When done, upload your file knn_regression.py.

Exercise 6: \(k\)-Nearest Neighbors and Regression

Theoretical Background:

In \(k\)-Nearest Neighbors (k-NN) regression, the prediction for a new input is computed based on the target values of the \(k\) nearest neighbors in the training data. The idea is to find the \(k\) samples in the training set that are closest to the given feature vector \(x\) (using a KDTree for efficient searching), and then compute the mean of their target values. This average is used as the predicted value \(\hat{y}\).

Task:

Implement the estimate(x) method in the KnnRegression class. Your function should:

• Verify that the input feature vector \(x\) has the correct number of features (i.e., equal to dataset.get_dim() - 1).
• Use the KDTree to query and find the \(k\) nearest neighbors to \(x\).
• Retrieve the target values corresponding to these neighbors from the dataset.
• Compute and return the mean of these target values as the estimated value.

Provided Code Skeleton:

    def estimate(self, x: np.ndarray) -> float:
        """
        Estimate the target value for a given input feature vector using k-NN regression.

        Parameters:
            x (np.ndarray): Feature vector (excluding the target column).
                            Expected shape: (n_features,).

        Returns:
            float: The estimated target value, computed as the mean of the target values
                   of the k nearest neighbors.
        """

1. Review the Theoretical Background: Understand how k-NN regression uses the average of the \(k\) nearest neighbors’ target values to make a prediction.

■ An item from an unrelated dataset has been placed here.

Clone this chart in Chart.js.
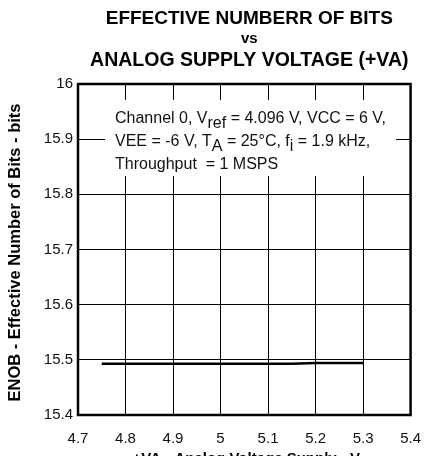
<!DOCTYPE html>
<html lang="en">
<head>
    <meta charset="UTF-8">
    <title>ENOB vs Analog Supply Voltage</title>
    <script src="https://cdn.jsdelivr.net/npm/chart.js"></script>
    <style>
        html, body { margin: 0; padding: 0; background: #fff; }
        #wrap { width: 436px; height: 456px; }
    </style>
</head>
<body>
    <div id="wrap"><canvas id="chartEnob" width="436" height="456"></canvas></div>

    <script>
        // Data
        const supplyVolts = [4.75, 4.9, 5.0, 5.1, 5.15, 5.2, 5.3];
        const enobBits = [15.493, 15.493, 15.493, 15.493, 15.493, 15.4942, 15.4942];

        const xTicks = [4.7, 4.8, 4.9, 5, 5.1, 5.2, 5.3, 5.4];
        const yTicks = [15.4, 15.5, 15.6, 15.7, 15.8, 15.9, 16];

        const titleLines = ['EFFECTIVE NUMBERR OF BITS', 'vs', 'ANALOG SUPPLY VOLTAGE (+VA)'];
        const xTitle = '+VA - Analog Voltage Supply - V';
        const yTitle = 'ENOB - Effective Number of Bits - bits';

        // conditions note: [text, subscript?]
        const noteLines = [
            [['Channel 0, V', false], ['ref', true], [' = 4.096 V, VCC = 6 V,', false]],
            [['VEE = -6 V, T', false], ['A', true], [' = 25\u00B0C, f', false], ['i', true], [' = 1.9 kHz,', false]],
            [['Throughput  = 1 MSPS', false]]
        ];

        const FONT = '"Liberation Sans", Arial, sans-serif';

        // titles, note box and frame
        const decorations = {
            id: 'decorations',
            beforeDatasetsDraw(chart) {
                const ctx = chart.ctx;
                const a = chart.chartArea;
                // white box behind the note, hides grid
                ctx.save();
                ctx.fillStyle = '#fff';
                ctx.fillRect(a.left + 27, a.top + 16, 291, 76);
                ctx.fillStyle = '#111';
                ctx.textBaseline = 'alphabetic';
                noteLines.forEach((line, i) => {
                    let x = a.left + 37;
                    const y = a.top + 39 + i * 23;
                    line.forEach(([txt, sub]) => {
                        ctx.font = '16px ' + FONT;
                        ctx.fillText(txt, x, sub ? y + 5 : y);
                        x += ctx.measureText(txt).width;
                    });
                });
                ctx.restore();
            },
            afterDraw(chart) {
                const ctx = chart.ctx;
                const a = chart.chartArea;
                const cx = (a.left + a.right) / 2 + 5;
                ctx.save();
                // frame
                ctx.strokeStyle = '#000';
                ctx.lineWidth = 2.5;
                ctx.strokeRect(a.left, a.top, a.right - a.left, a.bottom - a.top);

                ctx.fillStyle = '#000';
                ctx.textAlign = 'center';
                ctx.textBaseline = 'middle';
                ctx.font = 'bold 19px ' + FONT;
                ctx.fillText(titleLines[0], cx, 19);
                ctx.font = 'bold 15px ' + FONT;
                ctx.fillText(titleLines[1], cx, 39);
                ctx.font = 'bold 19.5px ' + FONT;
                ctx.fillText(titleLines[2], cx, 61);

                ctx.font = 'bold 15px ' + FONT;
                ctx.fillText(xTitle, cx - 3, 459);

                ctx.translate(15, (a.top + a.bottom) / 2 + 3);
                ctx.rotate(-Math.PI / 2);
                ctx.font = 'bold 16.5px ' + FONT;
                ctx.fillText(yTitle, 0, 0);
                ctx.restore();
            }
        };

        const ctxEnob = document.getElementById('chartEnob').getContext('2d');
        const chartEnob = new Chart(ctxEnob, {
            type: 'line',
            data: {
                datasets: [{
                    data: supplyVolts.map((v, i) => ({ x: v, y: enobBits[i] })),
                    borderColor: '#000',
                    borderWidth: 2.5,
                    pointRadius: 0,
                    tension: 0,
                    fill: false
                }]
            },
            options: {
                responsive: false,
                animation: false,
                layout: { padding: { top: 84, right: 24, left: 0, bottom: 0 } },
                plugins: {
                    legend: { display: false },
                    tooltip: { enabled: false },
                    title: { display: false }
                },
                scales: {
                    x: {
                        type: 'linear',
                        min: 4.7,
                        max: 5.4,
                        afterBuildTicks: (s) => { s.ticks = xTicks.map(v => ({ value: v })); },
                        afterFit: (s) => { s.height = 41; },
                        grid: { color: '#000', lineWidth: 1, drawTicks: false },
                        border: { display: false },
                        ticks: {
                            color: '#111',
                            padding: 15,
                            maxRotation: 0,
                            autoSkip: false,
                            font: { family: FONT, size: 15 },
                            callback: (v) => String(parseFloat(Number(v).toFixed(1)))
                        }
                    },
                    y: {
                        type: 'linear',
                        min: 15.4,
                        max: 16,
                        afterBuildTicks: (s) => { s.ticks = yTicks.map(v => ({ value: v })); },
                        afterFit: (s) => { s.width = 78; },
                        grid: { color: '#000', lineWidth: 1, drawTicks: false },
                        border: { display: false },
                        ticks: {
                            color: '#111',
                            padding: 5,
                            autoSkip: false,
                            font: { family: FONT, size: 15 },
                            callback: (v) => String(parseFloat(Number(v).toFixed(1)))
                        }
                    }
                }
            },
            plugins: [decorations]
        });
    </script>
</body>
</html>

2. Implement the estimate(x) Method:

   • Verify the dimensionality of \(x\) matches the expected number of features.
   • Query the KDTree using \(x\) to obtain the \(k\) nearest neighbor indices.
   • Retrieve the corresponding target values from the dataset.
   • Compute the average (mean) of these target values.
   • Return the computed mean as a float.

3. Testing: Once implemented, test your function with various feature vectors to ensure it correctly computes the predictions.

Test your implementation by running

$ python ./grader.py 7

When done, upload your file knn_regression.py.